Utopian projects usually fail because they are based upon immature ideas that are pressed into service too early and cannot bear the burden that being a central project of a civilization imposes upon them. The familiar critique of the French Revolution by Edmund Burke, and the more reactionary critique of the French Revolution by Joseph de Maistre, was implicitly based on this observation that immature ideas are not ready to function as a principle to hold together a coherent society, though Burke and de Maistre formulated their critique in religious terms, as the only fully developed ideas with which they were familiar were religious conceptions of society.
For Burke and de Maistre, the problem with the Enlightenment project as the basis of society was that the ideas of the Enlightenment were “artificial” and were not sanctioned from all eternity. But these ideas -- and others as well -- appeared artificial because they were new and human beings were not yet accustomed to them. Science, too, was a new-fangled idea in the early modern period, and not at that time sufficiently robust or mature to function as a central project. However, in the next hundred years or so, science may come to a level of maturity at which it could function as a viable central project of a civilization -- and this may occur at a time when the Enlightenment project has been judged to fail, so that civilization will be once again casting about for something that can serve as a central project.

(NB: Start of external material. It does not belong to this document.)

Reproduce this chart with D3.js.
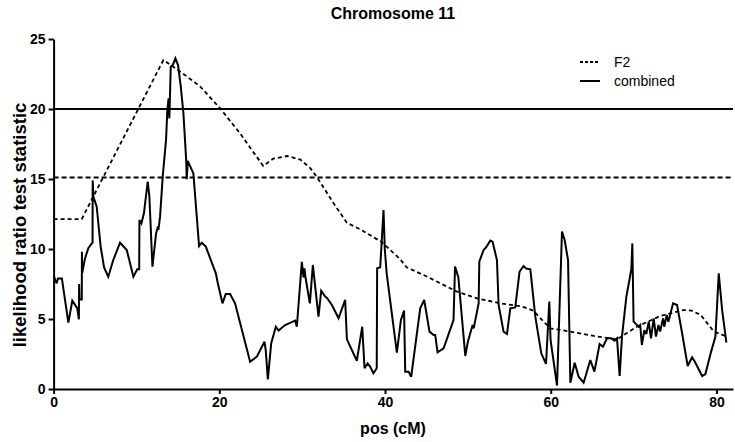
<!DOCTYPE html>
<html>
<head>
<meta charset="utf-8">
<script src="https://cdn.jsdelivr.net/npm/d3@7"></script>
<style>
  html, body { margin: 0; padding: 0; background: #fff; }
  svg { display: block; }
  text { font-family: "Liberation Sans", Arial, Helvetica, sans-serif; }
</style>
</head>
<body>
<svg id="chart" width="735" height="442"></svg>
<script>
// ---- data ----
const titleText = "Chromosome 11";
const xLabel = "pos (cM)";
const yLabel = "likelihood ratio test statistic";
const xTicks = [0, 20, 40, 60, 80];
const yTicks = [0, 5, 10, 15, 20, 25];
const seriesNames = ["F2", "combined"];
const thresholdF2 = 15.1;
const thresholdCombined = 20.0;

const f2Pos = [0, 3.4, 13.25, 15.3, 17.7, 20.1, 22.5, 25.3, 26.5, 28.2, 29.8, 31.0, 31.8, 33.8, 35.4, 37.0, 39.6, 41.8, 42.6, 45.1, 48.7, 51.1, 53.9, 56.5, 57.9, 59.0, 59.95, 62.4, 65.2, 68.0, 70.4, 73.2, 76.0, 77.0, 78.1, 79.7, 81.3];
const f2Val = [12.14, 12.14, 23.5, 22.67, 21.6, 20.05, 18.26, 15.93, 16.45, 16.64, 16.38, 15.76, 15.12, 13.26, 11.88, 11.4, 10.5, 9.29, 8.69, 8.02, 6.95, 6.48, 6.12, 5.9, 5.6, 4.9, 4.33, 4.1, 3.79, 3.55, 4.45, 5.21, 5.64, 5.6, 5.29, 4.1, 3.74];

const combPos = [0.05, 0.37, 0.53, 1.0, 1.78, 2.26, 2.86, 3.05, 3.08, 3.12, 3.4, 3.42, 3.46, 3.79, 4.19, 4.6, 4.7, 4.72, 4.8, 5.2, 5.68, 6.09, 6.6, 7.2, 8.02, 8.83, 9.63, 10.1, 10.33, 10.36, 10.6, 10.9, 11.36, 11.56, 11.93, 12.37, 12.6, 12.65, 12.85, 13.17, 13.57, 13.73, 13.88, 13.97, 14.14, 14.38, 14.7, 15.02, 15.35, 15.67, 16.0, 16.07, 16.2, 16.87, 17.56, 17.88, 18.37, 19.58, 19.82, 20.38, 20.78, 21.3, 21.9, 23.72, 24.53, 25.45, 25.6, 25.86, 26.26, 26.82, 27.15, 27.95, 29.15, 29.36, 29.96, 30.16, 30.28, 30.4, 30.93, 31.29, 31.97, 32.3, 32.78, 33.0, 33.59, 34.39, 35.19, 35.4, 36.6, 37.25, 37.53, 37.9, 38.2, 38.6, 39.0, 39.05, 39.42, 39.82, 39.98, 40.2, 41.43, 41.92, 42.3, 42.44, 42.84, 43.16, 44.25, 44.73, 45.37, 45.86, 46.06, 46.34, 47.07, 48.27, 48.45, 48.85, 49.69, 50.0, 50.57, 50.7, 51.3, 51.38, 51.9, 52.19, 52.71, 52.98, 53.51, 53.71, 54.31, 54.72, 55.12, 55.72, 56.24, 56.73, 57.05, 57.54, 58.14, 58.86, 59.43, 59.83, 59.98, 60.76, 61.36, 61.68, 61.85, 62.09, 62.37, 62.89, 63.37, 63.97, 64.78, 65.27, 65.9, 66.3, 66.8, 67.3, 67.7, 68.0, 68.32, 68.6, 69.13, 69.73, 69.85, 70.0, 70.6, 70.8, 71.0, 71.3, 71.54, 71.83, 72.1, 72.43, 72.7, 73.0, 73.2, 73.56, 73.7, 74.0, 74.2, 74.77, 75.25, 75.86, 76.53, 77.06, 77.4, 78.27, 78.67, 79.36, 79.88, 80.28, 80.69, 81.2];
const combVal = [8.02, 7.55, 7.9, 7.9, 4.74, 6.31, 5.76, 4.98, 7.5, 6.4, 6.4, 9.8, 8.3, 9.33, 10.05, 10.4, 10.45, 14.9, 13.74, 13.02, 10.17, 8.69, 8.02, 9.21, 10.45, 9.93, 8.02, 8.55, 8.55, 12.07, 11.83, 12.55, 14.81, 13.74, 8.74, 11.12, 11.6, 11.36, 12.31, 15.17, 17.79, 19.93, 20.76, 19.33, 23.02, 23.14, 23.62, 23.14, 21.6, 19.69, 16.36, 14.98, 16.3, 15.4, 10.21, 10.45, 10.17, 8.26, 7.55, 6.12, 6.79, 6.79, 6.12, 1.95, 2.31, 3.38, 2.79, 0.69, 3.26, 4.45, 4.17, 4.57, 4.88, 4.45, 9.09, 7.98, 8.62, 7.98, 6.12, 8.86, 5.17, 7.02, 6.6, 6.5, 6.0, 5.05, 6.36, 3.55, 2.02, 4.45, 1.48, 1.83, 1.6, 1.12, 1.48, 8.62, 8.69, 12.79, 9.93, 8.26, 2.6, 4.93, 5.6, 1.24, 1.24, 0.88, 5.76, 6.36, 4.1, 3.86, 3.86, 2.62, 2.9, 4.93, 8.74, 7.98, 2.36, 3.38, 4.57, 4.33, 6.12, 9.09, 9.93, 10.12, 10.6, 10.52, 9.21, 6.0, 4.1, 3.93, 5.76, 5.83, 8.38, 8.79, 8.6, 8.55, 5.17, 2.55, 1.79, 6.24, 3.5, 0.25, 11.24, 10.64, 10.05, 9.21, 0.45, 1.88, 0.88, 0.45, 2.07, 1.24, 3.21, 3.02, 3.62, 3.62, 3.45, 3.62, 0.93, 3.74, 6.6, 8.55, 10.4, 4.81, 4.45, 4.57, 3.14, 4.2, 3.93, 4.81, 3.62, 5.05, 3.74, 4.57, 4.1, 5.05, 4.45, 5.29, 4.81, 6.12, 6.0, 3.98, 1.64, 2.26, 1.95, 0.93, 1.07, 2.67, 3.74, 8.26, 5.64, 3.31];

// ---- chart ----
const svg = d3.select("#chart");
const x = d3.scaleLinear().domain([0, 82]).range([53.6, 733]);
const y = d3.scaleLinear().domain([0, 25]).range([389, 39]);
const font = '"Liberation Sans", Arial, Helvetica, sans-serif';

// threshold lines
svg.append("line")
  .attr("x1", x(0)).attr("x2", x(82))
  .attr("y1", y(thresholdCombined)).attr("y2", y(thresholdCombined))
  .attr("stroke", "#000").attr("stroke-width", 2);
svg.append("line")
  .attr("x1", x(0)).attr("x2", x(82))
  .attr("y1", y(thresholdF2)).attr("y2", y(thresholdF2))
  .attr("stroke", "#000").attr("stroke-width", 2)
  .attr("stroke-dasharray", "5,3");

const f2Data = f2Pos.map((p, i) => [p, f2Val[i]]);
const combData = combPos.map((p, i) => [p, combVal[i]]);
const line = d3.line().x(d => x(d[0])).y(d => y(d[1])).curve(d3.curveLinear);

svg.append("path").datum(f2Data)
  .attr("d", line).attr("fill", "none")
  .attr("stroke", "#000").attr("stroke-width", 1.8)
  .attr("stroke-dasharray", "4,3");

svg.append("path").datum(combData)
  .attr("d", line).attr("fill", "none")
  .attr("stroke", "#000").attr("stroke-width", 2)
  .attr("stroke-linejoin", "miter").attr("stroke-miterlimit", 3);

// axes
const xAxis = svg.append("g").attr("transform", `translate(0,${y(0)})`)
  .call(d3.axisBottom(x).tickValues(xTicks).tickSize(5).tickSizeOuter(0).tickPadding(3));
const yAxis = svg.append("g").attr("transform", `translate(${x(0)},0)`)
  .call(d3.axisLeft(y).tickValues(yTicks).tickSize(5).tickSizeOuter(0).tickPadding(3));
[xAxis, yAxis].forEach(g => {
  g.select(".domain").attr("stroke", "#000").attr("stroke-width", 2);
  g.selectAll(".tick line").attr("stroke", "#000").attr("stroke-width", 2);
  g.selectAll(".tick text").attr("fill", "#000")
    .style("font-family", font).style("font-size", "14px").style("font-weight", "bold");
});

// titles
svg.append("text").attr("x", 393).attr("y", 19).attr("text-anchor", "middle")
  .style("font-size", "16px").style("font-weight", "bold").text(titleText);
svg.append("text").attr("x", 393).attr("y", 434).attr("text-anchor", "middle")
  .style("font-size", "16px").style("font-weight", "bold").text(xLabel);
svg.append("text").attr("transform", "translate(26,225) rotate(-90)").attr("text-anchor", "middle")
  .style("font-size", "18.5px").style("font-weight", "bold").text(yLabel);

// legend
const legend = svg.append("g");
[0, 1].forEach(i => {
  const ly = 62 + i * 19;
  legend.append("line").attr("x1", 580).attr("x2", 600).attr("y1", ly).attr("y2", ly)
    .attr("stroke", "#000").attr("stroke-width", i === 0 ? 1.8 : 2)
    .attr("stroke-dasharray", i === 0 ? "3,2" : null);
  legend.append("text").attr("x", 614).attr("y", ly + 5)
    .style("font-size", "14px").text(seriesNames[i]);
});
</script>
</body>
</html>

However, for science to emerge organically from the life of a people as a central project, that life would have to be through-and-through scientific, that is to say, ordinary people in their daily lives would have to exemplify the spirit and the practice of science. While there are already intimations of this in the world today, there is nothing like the broadly-based appreciation of science that would be necessary to the organic emergence of science as a central project. Thus, at this time, science is still a utopian ideal in terms of coherent social vision.